On Dec 16, 2011, at 11:32 AM, "Simon MacDonald" <simonmacdonald at uk2.net> wrote:
> Nice one, Barney, I like that thinking. Puts it quite in perspective.
> I will use similar myself.
>
> Simon
>
>>> -----Original Message-----
>>> From: thelist-bounces at lists.evolt.org [mailto:thelist-
>>> bounces at lists.evolt.org] On Behalf Of Barney Carroll
>>> Sent: 16 December 2011 6:51 PM
>>> To: thelist at lists.evolt.org
>>> Subject: Re: [thelist] [css-d] IE 6 news implications
>>>
>>>
>>>> Sounds from your comments that some/many companies feel that IE6
>>> usage is so insignificant as to make accommodating it to be more costly
>>> than any benefit gotten from the accommodation.
>>>>
>>>> Is that the feeling?
>>>
>>> I work for a digital marketing agency that churns out a fairly large
>>> number of highly involved websites to support the campaigns of a few
>>> major brands in the UK.
>>>
>>> Because most of our clients are major corporations, they often have
>>> direct experience of locked systems running legacy IE, and because
>>> we're in a competitive business with big names to please we pride
>>> ourselves in being very attentive to the clients' specific wants.
>>>
>>> Having said that, what with a lot of people asking for whiz-bang
>>> bleeding edge front-end bells and whistles and complete cross-browser
>>> parity, we have recently made it a matter of policy to charge 1.5 times
>>> the front-end build if IE6 or 7 'total parity' is desired (in practice
>>> the figure is always different: some designs do just work with minimal
>>> code-forking, in which case we charge far less, while others are
>>> incredibly ambitious and precise, and can cost considerably more to
>>> perfect across browserland).

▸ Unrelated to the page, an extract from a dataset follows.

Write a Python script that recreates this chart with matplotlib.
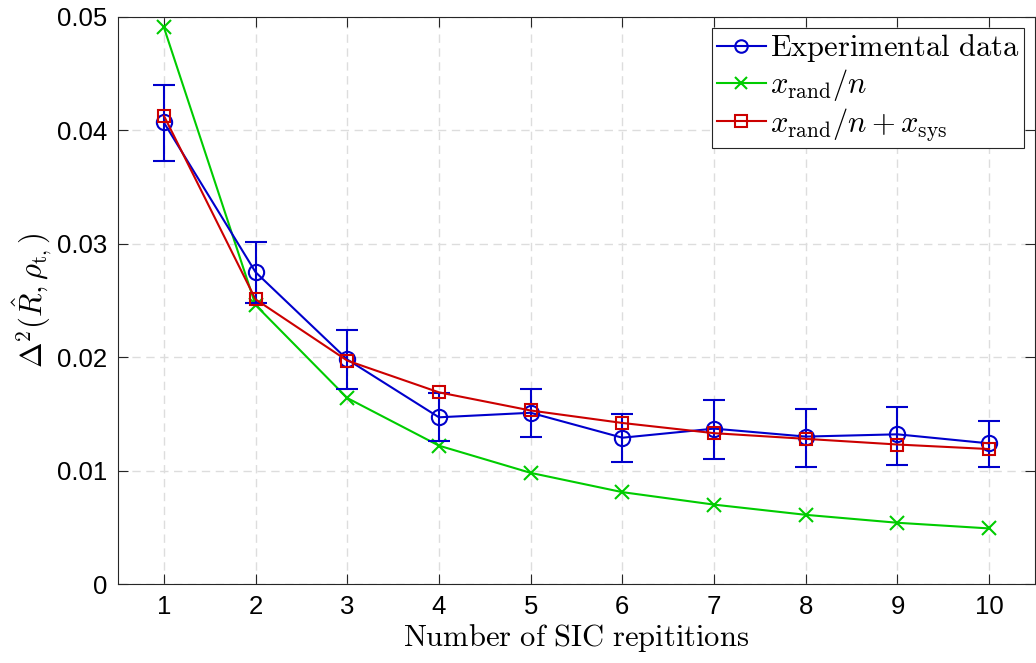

Of course we build with platform-agnostic
>>> accessibility principles and enhance there forth, so we never have
>>> sites that are unusable or visually broken, but for things like, for
>>> example, GUIs with rotating semi-transparent imagery or somesuch,
>>> dedicated legacy IE support is a huge extra workload.
>>>
>>> We've found that announcing that pricing plan up front with the
>>> workload explanation, along with our analytics data to indicate the
>>> vanishingly small proportion of these browsers' users as a demographic,
>>> makes legacy browser work a lot more sane: either the client realises
>>> that these users are a minority who do not expect flashy Internet
>>> experience and accept that they will have a sub-par experience, or they
>>> insist on a lot of hard work and pay accordingly.